There aren't that many GDL scholarships to go around, so not getting one is certainly not an indictment of your CV or your pupillage chances - whether not getting an interview suggests a more genuine problem depends on what proportion of people they interview. If they interview 90% and deliberately excluded you that would be significantly more worrying that if they're super selective even at the interview stage - which Inn was it?
As for why you didn't, from what you say it sounds like the reference was the obvious problem. Did it mention your disciplinary problems or just suggest your grades weren't going to be as good as you suggested? Neither's great but the combination would probably ring alarm bells. Let's face it, they wouldn't ask to see the reference in advance if it wasn't going to be a factor in deciding who to interview. Is there anyone from Oxford who could give you a decent (or at least better) reference? Maybe a tutor you had tutes with for one term and gelled with? There's no rule that it has to be your main college tutor. If that is the biggest problem, then it's easily resolved to some extent once you can get a reference from one of the GDL tutors (assuming the disciplinary problems aren't going to continue). Be warned however that in most cases, a tutor will see you for about two hours a week as part of a class of 15, so references will often be pretty generic. I think most chambers would prefer the academic reference to come from an academic tutor - I've seen one or two specify that.
The other problem that jumps out at me is a lack of any legal experience/exposure at all. No one is going to expect a pre-GDL student to have tons of experience, but I suspect something - one mini-pupillage or a week in a solicitors firm - could have made all the difference. Certainly I was told that was the main reason I didn't get a GDL scholarship (I got a fairly big BVC one once that problem was resolved, though there are far more of those to go around).
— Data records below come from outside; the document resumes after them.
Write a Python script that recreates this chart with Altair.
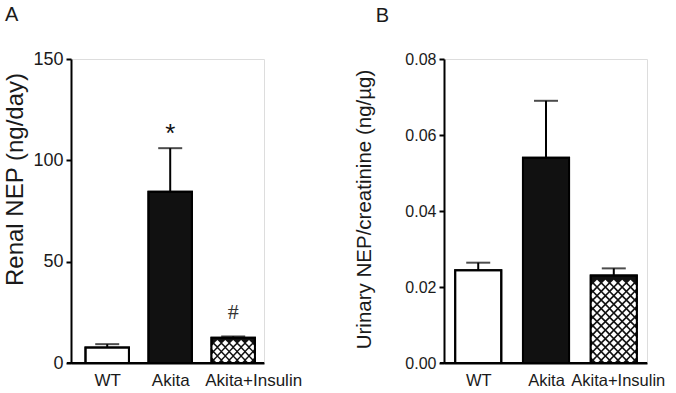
import json
import altair as alt
import pandas as pd

# Group labels and measured values (mean and upper SEM)
groups = ["WT", "Akita", "Akita+Insulin"]
renal_nep = [7.7, 84.5, 12.5]             # ng/day
renal_nep_err = [1.6, 21.5, 0.6]
urinary_ratio = [0.0244, 0.0540, 0.0230]  # ng/µg
urinary_ratio_err = [0.0020, 0.0150, 0.0019]
renal_sig = ["", "*", "#"]
urinary_sig = ["", "", ""]

FONT = "Liberation Sans"
INK = "#1a1a1a"
PLOT_H = 304
HATCH_COLS = 11


def hatch_cells(idx, value, half_w, ymax, pitch_px=4.3, half_px=3.0):
    """Staggered lattice of diamond holes that fills a cross-hatched bar."""
    to_data = ymax / PLOT_H
    rows = []
    j = 0
    while True:
        yc = (2.8 + j * pitch_px) * to_data
        if yc + half_px * to_data > value - 0.5 * to_data:
            break
        for c in range(1 if j % 2 == 0 else 0, HATCH_COLS, 2):
            xc = idx - half_w + (c + 0.5) * 2 * half_w / HATCH_COLS
            rows.append({"x": xc, "y": yc})
        j += 1
    return pd.DataFrame(rows)


def panel(values, errs, sig, ymax, ticks, fmt, ytitle, letter, width, xdomain, half_w,
          tick_fs, xlab_fs, title_fs, title_pad, title_y, last_label_shift, letter_dx):
    idx = list(range(len(groups)))
    df = pd.DataFrame({"idx": idx, "group": groups, "value": values, "err": errs, "sig": sig})
    df["x0"] = df["idx"] - half_w
    df["x1"] = df["idx"] + half_w
    df["top"] = df["value"] + df["err"]

    names = json.dumps(groups)
    xscale = alt.Scale(domain=xdomain, nice=False, zero=False)
    yscale = alt.Scale(domain=[0, ymax], nice=False, zero=True)

    x_axis = alt.Axis(
        title=None, values=idx, labelExpr=f"{names}[datum.value]", labelAngle=0,
        ticks=False, grid=False, labelPadding=9, labelOverlap=False,
        labelFlush=False, labelFontSize=xlab_fs, labelFont=FONT, labelColor=INK,
        labelOffset={"condition": {"test": "datum.value === 2", "value": last_label_shift},
                     "value": 0},
        domain=True, domainColor="#000000", domainWidth=2, zindex=2,
    )
    y_axis = alt.Axis(
        title=ytitle, values=ticks, format=fmt, grid=False,
        labelFontSize=tick_fs, labelFont=FONT, labelColor=INK, labelPadding=3,
        tickSize=5, tickWidth=2, tickColor="black", domainColor="black", domainWidth=2,
        titleFontSize=title_fs, titleFont=FONT, titleFontWeight="normal",
        titleColor=INK, titlePadding=title_pad, titleAnchor="middle", titleY=title_y,
    )

    base = alt.Chart(df)
    bars = base.mark_bar(stroke="black", strokeWidth=2).encode(
        x=alt.X("x0:Q", scale=xscale, axis=x_axis),
        x2="x1:Q",
        y=alt.Y("value:Q", scale=yscale, axis=y_axis),
        y2=alt.datum(0),
        fill=alt.Fill("group:N",
                      scale=alt.Scale(domain=groups, range=["white", "#111111", "#111111"]),
                      legend=None),
    )

    holes = alt.Chart(hatch_cells(2, values[2], half_w, ymax)).mark_point(
        shape="diamond", filled=True, fill="white", size=38, opacity=1, strokeWidth=0
    ).encode(x="x:Q", y="y:Q")

    outline = base.mark_bar(fillOpacity=0, stroke="black", strokeWidth=2).encode(
        x="x0:Q", x2="x1:Q", y="value:Q", y2=alt.datum(0)
    )

    # category-axis baseline, reaching a few pixels past the value axis
    baseline = base.mark_rect(color="#000000").encode(
        x=alt.value(-4), x2=alt.value(width),
        y=alt.value(PLOT_H - 1), y2=alt.value(PLOT_H + 1),
    )

    err_line = base.mark_rule(color="black", strokeWidth=2).encode(
        x="idx:Q", y="value:Q", y2="top:Q"
    )
    err_cap = base.mark_tick(color="black", size=24, thickness=2, orient="horizontal").encode(
        x="idx:Q", y="top:Q"
    )

    star = alt.Chart(df[df["sig"] == "*"]).mark_text(
        font=FONT, fontSize=26, dy=-14, color="#111111"
    ).encode(x="idx:Q", y="top:Q", text="sig:N")
    hash_ = alt.Chart(df[df["sig"] == "#"]).mark_text(
        font="Liberation Serif", fontSize=22, dy=-24, color="#333333"
    ).encode(x="idx:Q", y="top:Q", text="sig:N")

    return alt.layer(bars, holes, outline, baseline, err_line, err_cap, star, hash_).properties(
        width=width, height=PLOT_H,
        title=alt.TitleParams(letter, anchor="start", frame="bounds", fontSize=20,
                              fontWeight="normal", font=FONT, color=INK, offset=25,
                              dx=letter_dx),
    )


left = panel(renal_nep, renal_nep_err, renal_sig, 150, [0, 50, 100, 150], "d",
             "Renal NEP (ng/day)", "A", 193, [-0.575, 2.489], 0.345,
             tick_fs=18, xlab_fs=17, title_fs=24, title_pad=5, title_y=120,
             last_label_shift=20, letter_dx=1)
right = panel(urinary_ratio, urinary_ratio_err, urinary_sig, 0.08,
              [0, 0.02, 0.04, 0.06, 0.08], ".2f",
              "Urinary NEP/creatinine (ng/µg)", "B", 203, [-0.505, 2.49], 0.34,
              tick_fs=16, xlab_fs=16.5, title_fs=20.5, title_pad=30, title_y=150,
              last_label_shift=4, letter_dx=21)

chart = alt.hconcat(left, right, spacing=51).properties(
    padding={"left": 3, "top": 4, "right": 2, "bottom": 2}
).configure_view(stroke=None).configure(background="white")

chart.save("out.html", embed_options={"renderer": "svg", "actions": False})
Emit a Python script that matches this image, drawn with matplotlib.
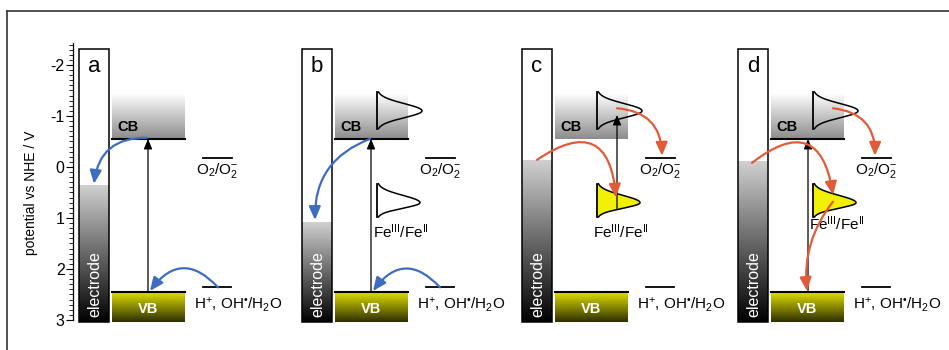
import numpy as np
import matplotlib
matplotlib.use("Agg")
import matplotlib.pyplot as plt
from matplotlib.patches import Rectangle, FancyArrowPatch
from matplotlib.colors import LinearSegmentedColormap
from matplotlib.lines import Line2D
from matplotlib.ticker import MultipleLocator

plt.rcParams["font.family"] = ["Liberation Sans", "DejaVu Sans"]
plt.rcParams["mathtext.fontset"] = "custom"
plt.rcParams["mathtext.rm"] = "Liberation Sans"
plt.rcParams["mathtext.it"] = "Liberation Sans"
plt.rcParams["mathtext.bf"] = "Liberation Sans:bold"

# =====================================================
# data (potential vs NHE / V)
# =====================================================
panels = ["a", "b", "c", "d"]
electrode_fermi = [0.37, 1.08, -0.12, -0.10]
cb_edge = -0.55
cb_top = -1.45
vb_edge = 2.45
vb_bottom = 3.04
o2_level = -0.18
h_level = 2.36
cb_dos = (-1.47, -1.10, -0.75)   # top, peak, bottom
fe_dos = (0.33, 0.70, 0.98)
show_cb_dos = [False, True, True, True]
show_fe_dos = [False, True, True, True]
fe_filled = [False, False, True, True]
cb_line = [True, True, False, True]
yticks = [-2, -1, 0, 1, 2, 3]
ytick_labels = ["-2", "-1", "0", "1", "2", "3"]

# layout (x in pixels)
panel_x = [79, 302, 522, 738]
blue = "#3d6cc0"
red = "#e35a38"

fig = plt.figure(figsize=(9.49, 3.5), dpi=100)
ax = fig.add_axes([73 / 949, 1 - 320 / 350, 876 / 949, (320 - 43) / 350])
ax.set_xlim(73, 949)
ax.set_ylim(3.0, -2.43)

for s in ["top", "right", "bottom"]:
    ax.spines[s].set_visible(False)
ax.spines["left"].set_linewidth(0.9)
ax.set_xticks([])
ax.set_yticks(yticks)
ax.set_yticklabels(ytick_labels, fontsize=11.5)
ax.yaxis.set_minor_locator(MultipleLocator(0.1))
ax.tick_params(axis="y", which="major", length=5, width=0.8, pad=1)
ax.tick_params(axis="y", which="minor", length=3, width=0.6)
ax.set_ylabel("potential vs NHE / V", fontsize=10)
ax.yaxis.set_label_coords(-0.04, 0.46)

electrode_cmap = LinearSegmentedColormap.from_list("el", ["#d0d0d0", "#000000"])
cb_cmap = LinearSegmentedColormap.from_list("cb", ["#ffffff", "#8c8c8c"])
vb_cmap = LinearSegmentedColormap.from_list("vb", ["#e6e600", "#2e2e00"])
grad = np.linspace(0, 1, 256).reshape(-1, 1)


def gradient(x0, x1, ytop, ybot, cmap):
    ax.imshow(grad, extent=[x0, x1, ybot, ytop], origin="upper",
              aspect="auto", cmap=cmap, zorder=1, clip_on=False)


def dos(xl, top, peak, bot, width, filled):
    yy = np.linspace(top, bot, 200)
    s = np.where(yy < peak, (peak - top) / 2.6, (bot - peak) / 2.6)
    xx = xl + width * np.exp(-0.5 * ((yy - peak) / s) ** 2)
    if filled:
        ax.fill_betweenx(yy, xl, xx, color="#f0f000", zorder=3, lw=0)
    ax.plot(xx, yy, color="black", lw=1.1, zorder=4, clip_on=False)
    ax.plot([xl, xl], [top, bot], color="black", lw=1.3, zorder=4)


def arrow(p0, p1, rad, color, lw=1.6, hl=8, hw=3.5):
    a = FancyArrowPatch(p0, p1, connectionstyle=f"arc3,rad={rad}",
                        arrowstyle=f"-|>,head_length={hl},head_width={hw}",
                        color=color, lw=lw, zorder=6, clip_on=False,
                        shrinkA=0, shrinkB=0)
    ax.add_patch(a)


for i, (name, x0) in enumerate(zip(panels, panel_x)):
    ex0, ex1 = x0, x0 + 30
    cx0, cx1 = x0 + 33, x0 + 106
    # electrode
    gradient(ex0, ex1, electrode_fermi[i], vb_bottom, electrode_cmap)
    ax.add_patch(Rectangle((ex0, -2.31), ex1 - ex0, vb_bottom + 2.31, fill=False,
                           ec="black", lw=1.1, zorder=2, clip_on=False))
    ax.text((ex0 + ex1) / 2, -1.96, name, fontsize=16, ha="center", va="center")
    ax.text((ex0 + ex1) / 2 + 1, 2.95, "electrode", color="white", fontsize=11.5,
            rotation=90, ha="center", va="bottom", zorder=5)

    # CB / VB
    gradient(cx0, cx1, cb_top, cb_edge, cb_cmap)
    if cb_line[i]:
        ax.plot([cx0, cx1], [cb_edge, cb_edge], color="black", lw=1.5, zorder=3)
    ax.text(cx0 + 5, -0.79, "CB", fontsize=10.5, fontweight="bold", va="center")
    gradient(cx0, cx1, vb_edge, vb_bottom, vb_cmap)
    ax.plot([cx0, cx1], [vb_edge, vb_edge], color="black", lw=1.5, zorder=3)
    ax.text((cx0 + cx1) / 2, 2.78, "VB", fontsize=10.5, fontweight="bold",
            color="white", ha="center", va="center", zorder=5)

    # redox levels
    ax.plot([x0 + 124, x0 + 153], [o2_level, o2_level], color="black", lw=1.3)
    ax.text(x0 + 138, 0.07, r"O$_2$/O$_2^{-}$", fontsize=11, ha="center", va="center")
    ax.plot([x0 + 124, x0 + 152], [h_level, h_level], color="black", lw=1.3)
    ax.text(x0 + 115, 2.7, "H$^{+}$, OH$^{\u2022}$/H$_2$O", fontsize=11,
            ha="left", va="center")

    if show_cb_dos[i]:
        dos(x0 + 75, *cb_dos, 45, False)
    if show_fe_dos[i]:
        dos(x0 + 75, *fe_dos, 43, fe_filled[i])
        fe_y = 1.12 if name == "d" else 1.27
        ax.text(x0 + 71, fe_y, r"Fe$^{\rm III}$/Fe$^{\rm II}$", fontsize=11,
                ha="left", va="center", zorder=5)

# excitation arrows
for name, x, y0, y1 in [("a", 148, vb_edge, cb_edge), ("b", 371, vb_edge, cb_edge),
                        ("c", 617, 0.82, -1.02), ("d", 808, vb_edge, cb_edge)]:
    arrow((x, y0), (x, y1), 0, "black", lw=0.9, hl=6, hw=2.5)

# charge transfer arrows (panel a, b: blue; c, d: red)
arrow((147, -0.57), (94, 0.33), 0.45, blue)
arrow((218, h_level), (150, 2.43), 0.6, blue)
arrow((370, -0.55), (315, 1.04), 0.35, blue)
arrow((440, h_level), (373, 2.43), 0.6, blue)
arrow((537, -0.14), (616, 0.6), -0.85, red)
arrow((617, -1.15), (662, -0.22), -0.45, red)
arrow((752, -0.08), (833, 0.55), -0.85, red)
arrow((833, 0.68), (807, 2.43), 0.2, red)
arrow((833, -1.15), (875, -0.22), -0.45, red)

# outer frame
fig.add_artist(Line2D([7 / 949, 1], [1 - 11 / 350, 1 - 11 / 350], color="#333333", lw=1.2))
fig.add_artist(Line2D([7 / 949, 7 / 949], [0, 1 - 11 / 350], color="#333333", lw=1.2))

fig.savefig("out.png", dpi=100)
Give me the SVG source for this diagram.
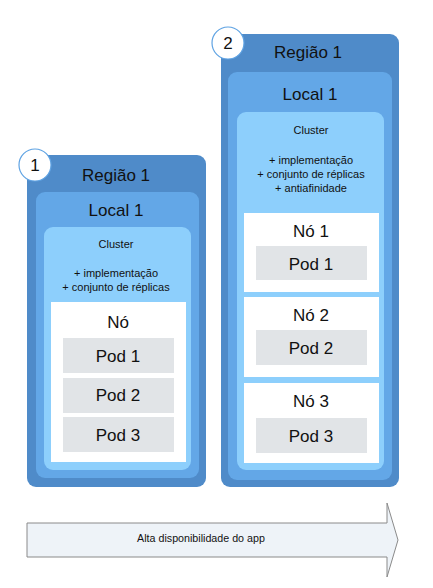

In conclusion, get a decent reference and some legal experience and keep building up the EC's and you can probably be classed as a credible, maybe even good candidate - but bear in mind that the odds aren't great even for very good candidates at the moment, so if you're worried about the cost and taking the risk, and it isn't a burning ambition, then its probably best to look at a different career. To be honest, even if you had got a scholarship I'd be giving broadly similar advice - the risk:reward ratio isn't particularly great even for strong candidates for whom it's a lifelong ambition. I don't buy the argument that you can only succeed if you're super passionate and committed, but if you just want a respectable grad job and don't really care what it is, surely it's better to go for one that doesn't require two years of study and nearly thirty grand of costs.